Aim – Repeat the data below exactly, dropping any pictures it holds.

>>>>

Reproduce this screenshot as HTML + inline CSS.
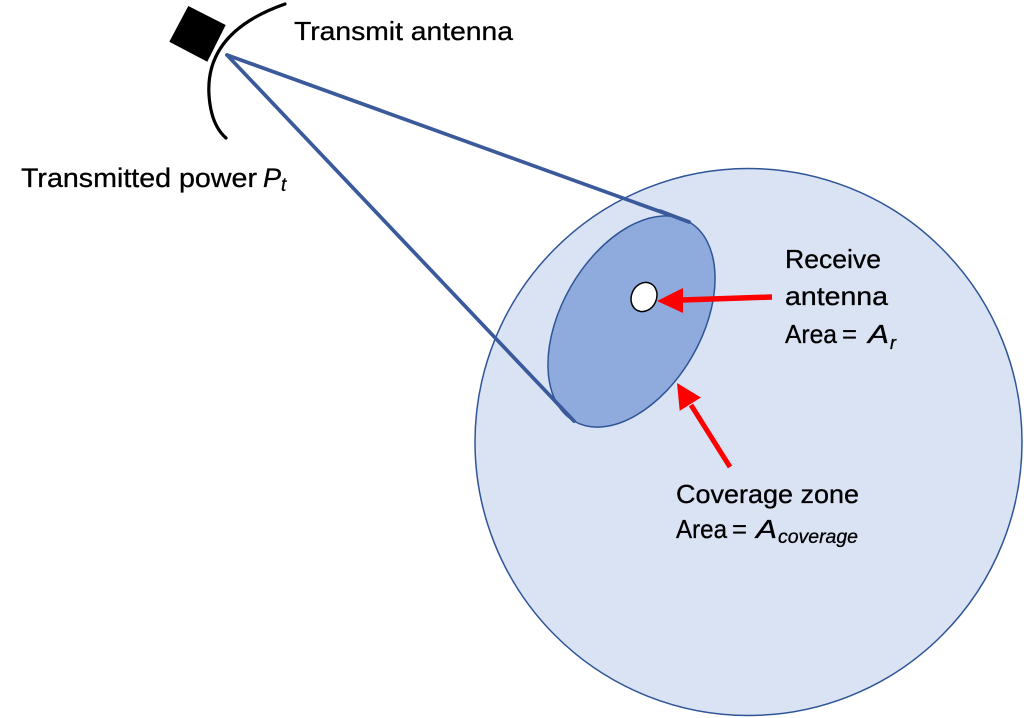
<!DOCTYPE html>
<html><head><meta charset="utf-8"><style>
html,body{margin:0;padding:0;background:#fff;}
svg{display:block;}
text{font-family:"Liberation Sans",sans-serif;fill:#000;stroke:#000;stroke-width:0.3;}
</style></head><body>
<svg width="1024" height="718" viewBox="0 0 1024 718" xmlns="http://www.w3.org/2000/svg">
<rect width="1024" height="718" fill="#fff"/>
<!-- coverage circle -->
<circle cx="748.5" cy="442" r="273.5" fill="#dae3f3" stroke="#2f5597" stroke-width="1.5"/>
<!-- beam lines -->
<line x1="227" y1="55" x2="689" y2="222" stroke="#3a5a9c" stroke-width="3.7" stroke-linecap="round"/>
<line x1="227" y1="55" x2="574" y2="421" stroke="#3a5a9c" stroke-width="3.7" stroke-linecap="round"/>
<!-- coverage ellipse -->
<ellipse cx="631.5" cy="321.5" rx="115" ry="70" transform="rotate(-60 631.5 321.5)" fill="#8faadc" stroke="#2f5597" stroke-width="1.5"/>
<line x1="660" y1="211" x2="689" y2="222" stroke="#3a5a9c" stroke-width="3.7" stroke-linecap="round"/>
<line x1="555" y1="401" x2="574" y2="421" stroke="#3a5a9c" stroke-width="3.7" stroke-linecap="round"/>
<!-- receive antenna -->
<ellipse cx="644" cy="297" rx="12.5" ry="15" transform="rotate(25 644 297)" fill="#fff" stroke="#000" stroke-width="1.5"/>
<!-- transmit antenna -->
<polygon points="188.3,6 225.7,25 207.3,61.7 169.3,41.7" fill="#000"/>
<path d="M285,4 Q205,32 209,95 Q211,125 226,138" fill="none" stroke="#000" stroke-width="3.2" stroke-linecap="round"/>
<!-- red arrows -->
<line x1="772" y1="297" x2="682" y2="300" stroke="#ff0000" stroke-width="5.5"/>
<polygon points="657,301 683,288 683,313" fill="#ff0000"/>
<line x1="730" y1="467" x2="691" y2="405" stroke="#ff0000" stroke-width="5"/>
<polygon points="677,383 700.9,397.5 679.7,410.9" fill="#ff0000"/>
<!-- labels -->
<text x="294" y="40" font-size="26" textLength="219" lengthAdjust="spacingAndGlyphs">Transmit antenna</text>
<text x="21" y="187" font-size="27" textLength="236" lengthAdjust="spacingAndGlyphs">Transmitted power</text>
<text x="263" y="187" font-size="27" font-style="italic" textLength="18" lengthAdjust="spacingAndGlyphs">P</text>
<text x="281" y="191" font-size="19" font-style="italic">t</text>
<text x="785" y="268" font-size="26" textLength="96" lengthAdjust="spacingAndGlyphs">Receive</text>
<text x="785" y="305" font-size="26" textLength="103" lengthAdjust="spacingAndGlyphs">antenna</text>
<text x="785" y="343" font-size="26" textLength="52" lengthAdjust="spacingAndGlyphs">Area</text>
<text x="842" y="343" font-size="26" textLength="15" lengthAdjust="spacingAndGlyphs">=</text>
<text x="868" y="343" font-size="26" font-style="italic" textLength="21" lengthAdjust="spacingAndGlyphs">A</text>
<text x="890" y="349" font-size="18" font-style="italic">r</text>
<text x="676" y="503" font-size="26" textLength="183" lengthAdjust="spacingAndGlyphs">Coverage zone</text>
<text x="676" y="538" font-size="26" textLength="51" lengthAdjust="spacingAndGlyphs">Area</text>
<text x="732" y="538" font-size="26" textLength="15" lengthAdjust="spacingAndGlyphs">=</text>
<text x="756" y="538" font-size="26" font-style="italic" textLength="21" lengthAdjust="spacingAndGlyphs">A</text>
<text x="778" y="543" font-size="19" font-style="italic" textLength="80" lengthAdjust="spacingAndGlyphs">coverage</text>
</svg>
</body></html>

<<<<

Answer below –
Reproduce this screenshot as HTML + inline CSS.
<!DOCTYPE html>
<html><head><meta charset="utf-8"><style>
html,body{margin:0;padding:0;background:#fff;}
svg{display:block;}
text{font-family:"Liberation Sans",sans-serif;fill:#000;stroke:#000;stroke-width:0.3;}
</style></head><body>
<svg width="1024" height="718" viewBox="0 0 1024 718" xmlns="http://www.w3.org/2000/svg">
<rect width="1024" height="718" fill="#fff"/>
<!-- coverage circle -->
<circle cx="748.5" cy="442" r="273.5" fill="#dae3f3" stroke="#2f5597" stroke-width="1.5"/>
<!-- beam lines -->
<line x1="227" y1="55" x2="689" y2="222" stroke="#3a5a9c" stroke-width="3.7" stroke-linecap="round"/>
<line x1="227" y1="55" x2="574" y2="421" stroke="#3a5a9c" stroke-width="3.7" stroke-linecap="round"/>
<!-- coverage ellipse -->
<ellipse cx="631.5" cy="321.5" rx="115" ry="70" transform="rotate(-60 631.5 321.5)" fill="#8faadc" stroke="#2f5597" stroke-width="1.5"/>
<line x1="660" y1="211" x2="689" y2="222" stroke="#3a5a9c" stroke-width="3.7" stroke-linecap="round"/>
<line x1="555" y1="401" x2="574" y2="421" stroke="#3a5a9c" stroke-width="3.7" stroke-linecap="round"/>
<!-- receive antenna -->
<ellipse cx="644" cy="297" rx="12.5" ry="15" transform="rotate(25 644 297)" fill="#fff" stroke="#000" stroke-width="1.5"/>
<!-- transmit antenna -->
<polygon points="188.3,6 225.7,25 207.3,61.7 169.3,41.7" fill="#000"/>
<path d="M285,4 Q205,32 209,95 Q211,125 226,138" fill="none" stroke="#000" stroke-width="3.2" stroke-linecap="round"/>
<!-- red arrows -->
<line x1="772" y1="297" x2="682" y2="300" stroke="#ff0000" stroke-width="5.5"/>
<polygon points="657,301 683,288 683,313" fill="#ff0000"/>
<line x1="730" y1="467" x2="691" y2="405" stroke="#ff0000" stroke-width="5"/>
<polygon points="677,383 700.9,397.5 679.7,410.9" fill="#ff0000"/>
<!-- labels -->
<text x="294" y="40" font-size="26" textLength="219" lengthAdjust="spacingAndGlyphs">Transmit antenna</text>
<text x="21" y="187" font-size="27" textLength="236" lengthAdjust="spacingAndGlyphs">Transmitted power</text>
<text x="263" y="187" font-size="27" font-style="italic" textLength="18" lengthAdjust="spacingAndGlyphs">P</text>
<text x="281" y="191" font-size="19" font-style="italic">t</text>
<text x="785" y="268" font-size="26" textLength="96" lengthAdjust="spacingAndGlyphs">Receive</text>
<text x="785" y="305" font-size="26" textLength="103" lengthAdjust="spacingAndGlyphs">antenna</text>
<text x="785" y="343" font-size="26" textLength="52" lengthAdjust="spacingAndGlyphs">Area</text>
<text x="842" y="343" font-size="26" textLength="15" lengthAdjust="spacingAndGlyphs">=</text>
<text x="868" y="343" font-size="26" font-style="italic" textLength="21" lengthAdjust="spacingAndGlyphs">A</text>
<text x="890" y="349" font-size="18" font-style="italic">r</text>
<text x="676" y="503" font-size="26" textLength="183" lengthAdjust="spacingAndGlyphs">Coverage zone</text>
<text x="676" y="538" font-size="26" textLength="51" lengthAdjust="spacingAndGlyphs">Area</text>
<text x="732" y="538" font-size="26" textLength="15" lengthAdjust="spacingAndGlyphs">=</text>
<text x="756" y="538" font-size="26" font-style="italic" textLength="21" lengthAdjust="spacingAndGlyphs">A</text>
<text x="778" y="543" font-size="19" font-style="italic" textLength="80" lengthAdjust="spacingAndGlyphs">coverage</text>
</svg>
</body></html>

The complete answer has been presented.